SAP Business Suite powered by SAP HANA opens up a whole new world of growth opportunities because of its speed, Plattner said. Customers now can manage all mission-critical business processes in real time, such as planning, execution, reporting and analysis by using the same relevant live data, he said.

The new real-time SAP Business Suite is an open environment that enables operational analytics and reporting on live data, he said.

SAP has been building up to this announcement over the last two years. It already has enlisted key partners in HANA development in Hewlett-Packard, Dell, Cisco Systems, Microsoft and Amazon.

HANA Already Available in Cloud Service via AWS

At SAP’s TechEd 2012 conference, held in October, the company announced that the HANA One platform was certified for production use on the AWS Cloud. It is available now for subscription on the AWS Marketplace at 99 cents per hour.

SAP HANA One enables instant provisioning of the Web services platform on the elastic AWS Cloud. It can be provisioned by AWS on advanced hardware with memory capacity up to 60GB of RAM per instance. This enables companies to deploy business- or consumer-facing applications already built on the HANA database to use the in-memory transactional and analytical data processing that comes with the service.

HP Ramping Up Commitment to In-Memory Computing

HP is developing a disaster-proof appliance to run the in-memory database.

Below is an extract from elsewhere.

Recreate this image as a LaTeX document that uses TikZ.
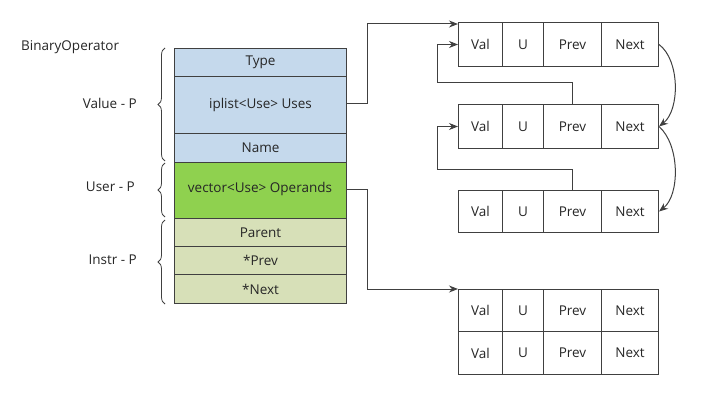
\documentclass[tikz,border=0pt]{standalone}
\usepackage{fontspec}
\setmainfont{Open Sans}
\usetikzlibrary{arrows.meta,decorations.pathreplacing}
\definecolor{lblue}{HTML}{C5D9EC}
\definecolor{lgreen}{HTML}{8FD14F}
\definecolor{khaki}{HTML}{D7E0B8}
\definecolor{ln}{HTML}{404040}
\definecolor{txt}{HTML}{262626}
\begin{document}
\begin{tikzpicture}[x=1pt,y=-1pt,
  font=\fontsize{13.5}{15}\selectfont, text=txt,
  field/.style={draw=ln,line width=1pt,minimum width=172pt,inner sep=0pt,anchor=north west},
  cell/.style={draw=ln,line width=1pt,inner sep=0pt,anchor=north west},
  conn/.style={draw=ln,line width=1pt},
  arr/.style={conn,-{Stealth[length=9pt,width=7pt]}},
  brc/.style={draw=ln,line width=0.8pt,decoration={brace,amplitude=7pt},decorate},
  lab/.style={anchor=east,inner sep=0pt}]
\useasboundingbox (0,0) rectangle (727,406);
% left structure
\node[field,fill=lblue,minimum height=28pt] (type) at (174,48) {Type};
\node[field,fill=lblue,minimum height=57pt] (uses) at (174,76) {iplist<Use> Uses};
\node[field,fill=lblue,minimum height=29pt] (name) at (174,133) {Name};
\node[field,fill=lgreen,minimum height=56pt] (ops) at (174,162) {};
\node (opst) at (260,189) {vector<Use> Operands};
\node[field,fill=khaki,minimum height=28pt] (parent) at (174,218) {Parent};
\node[field,fill=khaki,minimum height=28pt] (prev) at (174,246) {*Prev};
\node[field,fill=khaki,minimum height=29pt] (next) at (174,274) {*Next};
% braces
\draw[brc] (165,161) -- (165,48);
\draw[brc] (165,217) -- (165,163);
\draw[brc] (165,304) -- (165,220);
\node[anchor=west,inner sep=0pt] (bop) at (21,47) {BinaryOperator};
\node[lab] (valp) at (137,103) {Value - P};
\node[lab] (userp) at (135,187) {User - P};
\node[lab] (instrp) at (137,260) {Instr - P};
% right boxes
\foreach \r/\y/\h in {a/22/44,b/104/44,c/190/42,d/289/42,e/331/43}{
  \node[cell,minimum width=44pt,minimum height=\h pt] (\r1) at (458,\y) {Val};
  \node[cell,minimum width=41pt,minimum height=\h pt] (\r2) at (502,\y) {U};
  \node[cell,minimum width=58pt,minimum height=\h pt] (\r3) at (543,\y) {Prev};
  \node[cell,minimum width=57pt,minimum height=\h pt] (\r4) at (601,\y) {Next};
}
% connectors
\coordinate (j1) at (367,104);
\draw[arr] (uses.east |- j1) -| (367,24) -- (a1.north west |- 0,24);
\draw[arr] (b3.north) |- (437,83) |- (a1.west);
\draw[arr] (c3.north) |- (437,169) |- (b1.west);
\draw[arr] (ops.east |- opst) -| (367,289) -- (d1.north west);
\draw[arr] (a4.east) .. controls (680,60) and (680,110) .. (b4.east);
\draw[arr] (b4.east) .. controls (680,145) and (680,195) .. (c4.east);
\end{tikzpicture}
\end{document}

Also on Jan. 10, HP revealed an important insight into its long-range strategy: an increased commitment to in-memory computing in the form of a new Center of Excellence (CoE), initially focused on SAP HANA.
The CoE will deploy a virtual team of engineers, developers and other experts from across HP to accelerate customer transitions to new-generation business applications built for in-memory computing.
Based on HP’s Converged Infrastructure, the CoE will include:
HP Engineering Labs, built in collaboration with HP Labs, to create new architectures and platforms optimized for in-memory computing;
HP Enterprise Services to help improve business processes and application transformation that will be enabled by SAP HANA;
HP servers, storage, networking and infrastructure management to validate and optimize configurations for SAP HANA and the SAP Business Suite; and
application test and development for on-premises, hosted and HP Converged Cloud deployments to accelerate time to deployment.